Requirement>
Set all the material down again unchanged, without the pictures.

BEGIN Given data

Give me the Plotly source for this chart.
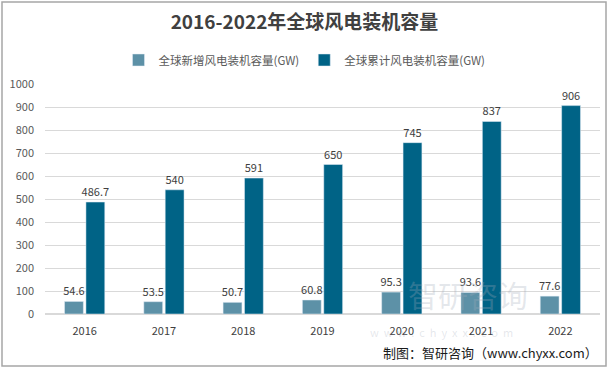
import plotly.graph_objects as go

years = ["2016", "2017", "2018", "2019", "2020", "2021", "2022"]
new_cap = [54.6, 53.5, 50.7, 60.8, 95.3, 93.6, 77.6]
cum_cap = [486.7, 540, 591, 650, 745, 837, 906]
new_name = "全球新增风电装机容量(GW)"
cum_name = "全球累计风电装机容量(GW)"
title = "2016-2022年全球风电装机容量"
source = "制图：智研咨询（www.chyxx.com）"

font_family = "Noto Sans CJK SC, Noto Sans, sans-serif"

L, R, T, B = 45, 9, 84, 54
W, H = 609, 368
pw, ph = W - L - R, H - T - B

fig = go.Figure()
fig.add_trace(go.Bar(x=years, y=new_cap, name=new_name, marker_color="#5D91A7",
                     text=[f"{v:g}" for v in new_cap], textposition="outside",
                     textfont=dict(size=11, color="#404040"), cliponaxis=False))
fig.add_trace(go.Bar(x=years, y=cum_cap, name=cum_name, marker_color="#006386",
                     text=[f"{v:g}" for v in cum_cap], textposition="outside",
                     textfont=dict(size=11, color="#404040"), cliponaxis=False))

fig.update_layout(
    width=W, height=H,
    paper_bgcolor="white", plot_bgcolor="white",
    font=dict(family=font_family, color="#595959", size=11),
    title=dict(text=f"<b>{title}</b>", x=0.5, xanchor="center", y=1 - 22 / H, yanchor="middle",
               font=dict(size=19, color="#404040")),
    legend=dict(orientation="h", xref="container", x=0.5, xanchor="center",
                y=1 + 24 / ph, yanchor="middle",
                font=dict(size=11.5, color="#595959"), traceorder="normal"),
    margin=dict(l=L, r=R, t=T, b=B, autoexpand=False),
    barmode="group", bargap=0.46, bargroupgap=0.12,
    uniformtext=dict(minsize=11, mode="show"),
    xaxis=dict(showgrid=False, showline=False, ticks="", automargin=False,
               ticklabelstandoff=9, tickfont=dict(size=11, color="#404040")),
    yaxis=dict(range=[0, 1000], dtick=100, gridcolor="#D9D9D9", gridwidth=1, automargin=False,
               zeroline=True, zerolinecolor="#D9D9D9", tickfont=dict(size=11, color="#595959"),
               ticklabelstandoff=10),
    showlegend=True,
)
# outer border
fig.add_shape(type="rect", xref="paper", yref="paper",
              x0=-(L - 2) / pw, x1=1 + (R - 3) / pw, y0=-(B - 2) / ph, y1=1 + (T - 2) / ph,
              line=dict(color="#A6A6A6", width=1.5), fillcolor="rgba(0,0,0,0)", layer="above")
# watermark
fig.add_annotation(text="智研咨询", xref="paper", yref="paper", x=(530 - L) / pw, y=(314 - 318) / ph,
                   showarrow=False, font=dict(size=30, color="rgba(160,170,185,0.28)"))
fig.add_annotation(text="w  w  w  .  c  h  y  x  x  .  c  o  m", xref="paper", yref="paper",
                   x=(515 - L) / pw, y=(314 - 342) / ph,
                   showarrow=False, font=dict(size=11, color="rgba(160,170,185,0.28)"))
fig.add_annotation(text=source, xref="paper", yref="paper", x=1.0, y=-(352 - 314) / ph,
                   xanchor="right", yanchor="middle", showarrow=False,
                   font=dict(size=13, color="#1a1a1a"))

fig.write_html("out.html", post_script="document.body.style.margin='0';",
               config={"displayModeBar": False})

END Given data

Final answer>
Give me the Plotly source for this chart.
import plotly.graph_objects as go

years = ["2016", "2017", "2018", "2019", "2020", "2021", "2022"]
new_cap = [54.6, 53.5, 50.7, 60.8, 95.3, 93.6, 77.6]
cum_cap = [486.7, 540, 591, 650, 745, 837, 906]
new_name = "全球新增风电装机容量(GW)"
cum_name = "全球累计风电装机容量(GW)"
title = "2016-2022年全球风电装机容量"
source = "制图：智研咨询（www.chyxx.com）"

font_family = "Noto Sans CJK SC, Noto Sans, sans-serif"

L, R, T, B = 45, 9, 84, 54
W, H = 609, 368
pw, ph = W - L - R, H - T - B

fig = go.Figure()
fig.add_trace(go.Bar(x=years, y=new_cap, name=new_name, marker_color="#5D91A7",
                     text=[f"{v:g}" for v in new_cap], textposition="outside",
                     textfont=dict(size=11, color="#404040"), cliponaxis=False))
fig.add_trace(go.Bar(x=years, y=cum_cap, name=cum_name, marker_color="#006386",
                     text=[f"{v:g}" for v in cum_cap], textposition="outside",
                     textfont=dict(size=11, color="#404040"), cliponaxis=False))

fig.update_layout(
    width=W, height=H,
    paper_bgcolor="white", plot_bgcolor="white",
    font=dict(family=font_family, color="#595959", size=11),
    title=dict(text=f"<b>{title}</b>", x=0.5, xanchor="center", y=1 - 22 / H, yanchor="middle",
               font=dict(size=19, color="#404040")),
    legend=dict(orientation="h", xref="container", x=0.5, xanchor="center",
                y=1 + 24 / ph, yanchor="middle",
                font=dict(size=11.5, color="#595959"), traceorder="normal"),
    margin=dict(l=L, r=R, t=T, b=B, autoexpand=False),
    barmode="group", bargap=0.46, bargroupgap=0.12,
    uniformtext=dict(minsize=11, mode="show"),
    xaxis=dict(showgrid=False, showline=False, ticks="", automargin=False,
               ticklabelstandoff=9, tickfont=dict(size=11, color="#404040")),
    yaxis=dict(range=[0, 1000], dtick=100, gridcolor="#D9D9D9", gridwidth=1, automargin=False,
               zeroline=True, zerolinecolor="#D9D9D9", tickfont=dict(size=11, color="#595959"),
               ticklabelstandoff=10),
    showlegend=True,
)
# outer border
fig.add_shape(type="rect", xref="paper", yref="paper",
              x0=-(L - 2) / pw, x1=1 + (R - 3) / pw, y0=-(B - 2) / ph, y1=1 + (T - 2) / ph,
              line=dict(color="#A6A6A6", width=1.5), fillcolor="rgba(0,0,0,0)", layer="above")
# watermark
fig.add_annotation(text="智研咨询", xref="paper", yref="paper", x=(530 - L) / pw, y=(314 - 318) / ph,
                   showarrow=False, font=dict(size=30, color="rgba(160,170,185,0.28)"))
fig.add_annotation(text="w  w  w  .  c  h  y  x  x  .  c  o  m", xref="paper", yref="paper",
                   x=(515 - L) / pw, y=(314 - 342) / ph,
                   showarrow=False, font=dict(size=11, color="rgba(160,170,185,0.28)"))
fig.add_annotation(text=source, xref="paper", yref="paper", x=1.0, y=-(352 - 314) / ph,
                   xanchor="right", yanchor="middle", showarrow=False,
                   font=dict(size=13, color="#1a1a1a"))

fig.write_html("out.html", post_script="document.body.style.margin='0';",
               config={"displayModeBar": False})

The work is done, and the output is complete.